Need long term partner who can commit to at least a few sentences per post and not one liners. I have had partners do that to me and be really creative to plot with but come on guys...

I want to do stuff involving fandoms I like. Particularly The Promised Neverland. I love me some Pokemon too tho. Those are my two main fandoms but if you have other suggestions I can try them if I'm familiar but TPN is a must if we RP.

My own limit is I don't do anything involving underage.

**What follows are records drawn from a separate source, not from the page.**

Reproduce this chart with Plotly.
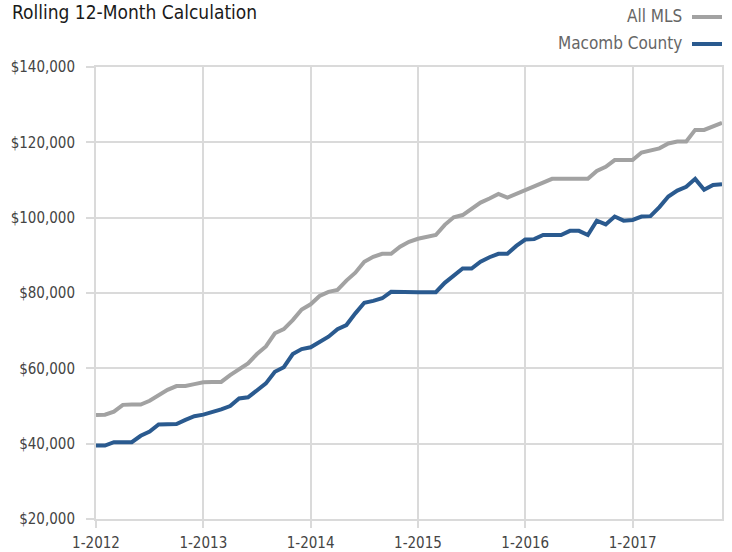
import plotly.graph_objects as go

years = [2012, 2013, 2014, 2015, 2016, 2017]
months = [f"{m}-{y}" for y in years for m in range(1, 13)][:71]
tick_labels = [f"1-{y}" for y in years]

all_mls = [
    47.6, 47.7, 48.5, 50.3, 50.4, 50.4, 51.4, 52.9, 54.3, 55.3, 55.3, 55.8,
    56.3, 56.4, 56.4, 58.2, 59.7, 61.3, 63.8, 65.8, 69.3, 70.4, 72.8, 75.6,
    77.0, 79.2, 80.3, 80.8, 83.3, 85.4, 88.3, 89.6, 90.4, 90.4, 92.3, 93.6,
    94.4, 95.0, 95.4, 98.1, 100.1, 100.7, 102.5, 104.0, 105.1, 106.3, 105.3, 106.3,
    107.3, 108.2, 109.4, 110.3, 110.3, 110.3, 110.3, 110.3, 112.4, 113.5, 115.3, 115.3,
    115.3, 117.3, 117.8, 118.4, 119.7, 120.2, 120.2, 123.3, 123.3, 124.2, 125.2,
]
macomb = [
    39.5, 39.5, 40.4, 40.4, 40.4, 42.1, 43.2, 45.1, 45.2, 45.2, 46.3, 47.3,
    47.7, 48.3, 49.1, 50.0, 52.0, 52.3, 54.0, 56.0, 59.1, 60.3, 63.8, 65.1,
    65.6, 67.1, 68.4, 70.4, 71.5, 74.6, 77.4, 77.9, 78.6, 80.3, 80.2, 80.2,
    80.2, 80.2, 80.2, 82.7, 84.5, 86.5, 86.5, 88.3, 89.5, 90.4, 90.4, 92.5,
    94.2, 94.3, 95.4, 95.4, 95.4, 96.5, 96.5, 95.4, 99.2, 98.2, 100.3, 99.2,
    99.4, 100.3, 100.4, 102.8, 105.6, 107.2, 108.2, 110.3, 107.4, 108.7, 108.9,
]
all_mls = [v * 1000 for v in all_mls]
macomb = [v * 1000 for v in macomb]

GRAY = "#a2a2a2"
BLUE = "#2a5a8f"
GRID = "#dadada"
FONT = "DejaVu Sans Condensed, Liberation Sans Narrow, Arial Narrow, sans-serif"

fig = go.Figure()
fig.add_trace(go.Scatter(x=months, y=all_mls, mode="lines", name="All MLS",
                         line=dict(color=GRAY, width=4), showlegend=False))
fig.add_trace(go.Scatter(x=months, y=macomb, mode="lines", name="Macomb County",
                         line=dict(color=BLUE, width=4), showlegend=False))

W, H = 732, 552
L, R, T, B = 96, 10, 67, 33
pw, ph = W - L - R, H - T - B

def px(x):
    return (x - L) / pw

def py(y):
    return (H - B - y) / ph

legend_items = [("All MLS", GRAY, 16), ("Macomb County", BLUE, 43)]
for name, col, yy in legend_items:
    fig.add_annotation(xref="paper", yref="paper", x=px(684), y=py(yy),
                       text=name, showarrow=False, xanchor="right", yanchor="middle",
                       font=dict(family=FONT, size=17, color="#666666"))
    fig.add_shape(type="line", xref="paper", yref="paper",
                  x0=px(692), x1=px(722), y0=py(yy + 1), y1=py(yy + 1),
                  line=dict(color=col, width=4))

fig.update_layout(
    width=W, height=H,
    margin=dict(l=L, r=R, t=T, b=B),
    paper_bgcolor="white", plot_bgcolor="white",
    font=dict(family=FONT, size=15, color="#444444"),
    title=dict(text="Rolling 12-Month Calculation", x=12 / W, xanchor="left",
               y=1 - 12 / H, yanchor="middle",
               font=dict(family=FONT, size=19, color="#1a1a1a")),
    xaxis=dict(type="category", range=[0, 70], tickmode="array",
               tickvals=tick_labels, ticktext=tick_labels, automargin=False,
               showgrid=True, gridcolor=GRID, gridwidth=2,
               ticks="outside", ticklen=7, tickcolor=GRID, tickwidth=2,
               ticklabelstandoff=2,
               showline=True, linecolor=GRID, linewidth=2, mirror=True,
               zeroline=False, tickfont=dict(size=15, color="#444444")),
    yaxis=dict(range=[20000, 140000], dtick=20000, tickprefix="$", tickformat=",.0f",
               automargin=False,
               showgrid=True, gridcolor=GRID, gridwidth=2,
               ticks="outside", ticklen=8, tickcolor=GRID, tickwidth=2,
               ticklabelstandoff=8,
               showline=True, linecolor=GRID, linewidth=2, mirror=True,
               zeroline=False, tickfont=dict(size=15, color="#444444")),
)

fig.write_html("out.html", config={"displayModeBar": False},
               post_script="document.body.style.margin='0';document.body.style.overflow='hidden';")
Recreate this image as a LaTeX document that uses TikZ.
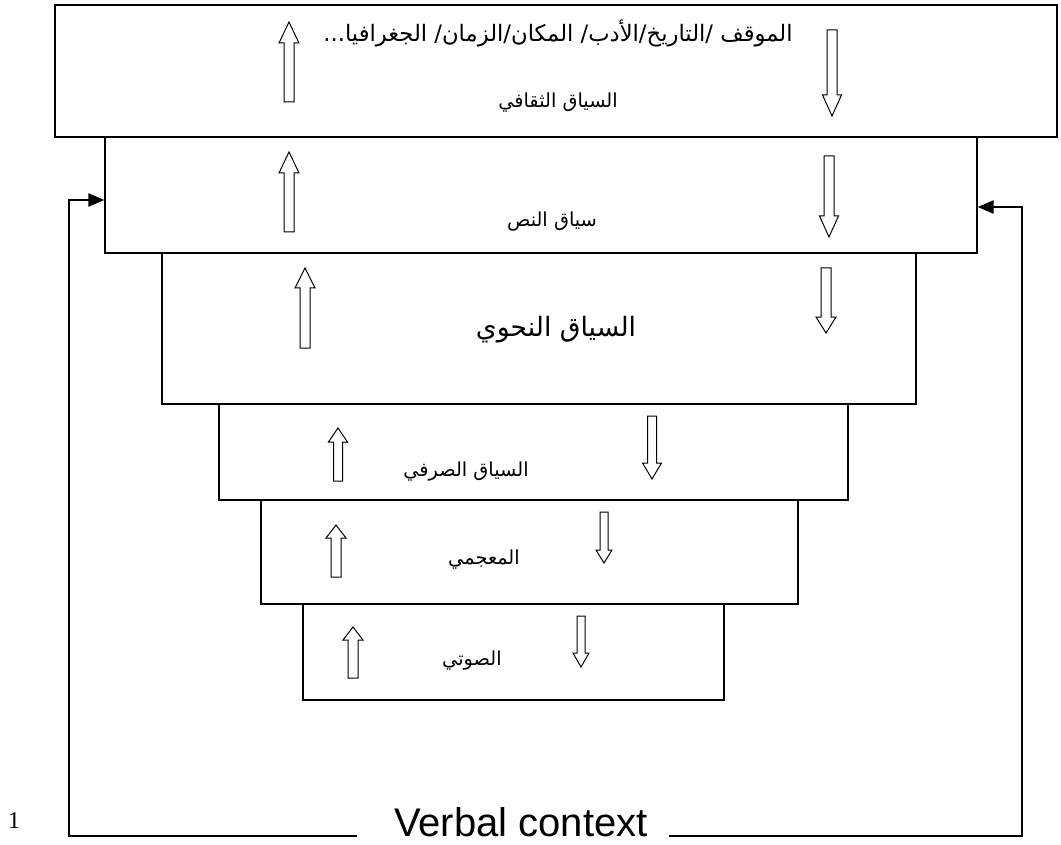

I am open to vore and a bunch of other kinks you'll just have to ask me what I'm okay or not okay with before hand.


----------



## YangireZombie (Nov 10, 2020)

StellarStarphin said:


> Need long term partner who can commit to at least a few sentences per post and not one liners. I have had partners do that to me and be really creative to plot with but come on guys...
> 
> I want to do stuff involving fandoms I like. Particularly The Promised Neverland. I love me some Pokemon too tho. Those are my two main fandoms but if you have other suggestions I can try them if I'm familiar but TPN is a must if we RP.
> 
> ...


I'm interested


----------



## StellarStarphin (Nov 10, 2020)

LuckyClownLiu said:


> I'm interested


You a TPN fan too? If so drop me a note and we can become better acquainted. I have a lot of plots I want to try out revolving around demons specifically Lewis.


----------



## FletcherBird (Nov 11, 2020)

I'm interested! I don't know anything about TPN but I am a HUGE Pokemon nerd and I've RPed for years, also I'm open to quite a few kinks ahahha.


----------



## shadowangely (Nov 11, 2020)

i like TPN can i hear more about what you have planned and wjat characters you have and or would like to RP with ?  :3




StellarStarphin said:


> Need long term partner who can commit to at least a few sentences per post and not one liners. I have had partners do that to me and be really creative to plot with but come on guys...
> 
> I want to do stuff involving fandoms I like. Particularly The Promised Neverland. I love me some Pokemon too tho. Those are my two main fandoms but if you have other suggestions I can try them if I'm familiar but TPN is a must if we RP.
> 
> ...


----------



## StellarStarphin (Nov 11, 2020)

shadowangely said:


> i like TPN can i hear more about what you have planned and wjat characters you have and or would like to RP with ?  :3


As long as you're familiar with the manga and have read most if it were good because I've read the whole series. 

I'm mostly looking to RP demon characters like Lewis, Bayon, Sonju and Musica.  I can play Emma and the kids too but if anything nsfw happens they would have to be of age. I also have an orca OC that can shape shift into a human that I use for this series. My main AU revolves around her and Lewis.


----------



## StellarStarphin (Nov 11, 2020)

FletcherBird said:


> I'm interested! I don't know anything about TPN but I am a HUGE Pokemon nerd and I've RPed for years, also I'm open to quite a few kinks ahahha.


It's a great manga if you like horror and vore type stuff because this manga is made for you if you are.


----------



## Anon_the_human (Nov 21, 2020)

Im interested, I know a few things about pokemon!


----------



## StellarStarphin (Nov 22, 2020)

Anon_the_human said:


> Im interested, I know a few things about pokemon!


What about TPN?


----------



## Anon_the_human (Nov 22, 2020)

StellarStarphin said:


> What about TPN?


I don't know a lot about TPN unfortunately.


----------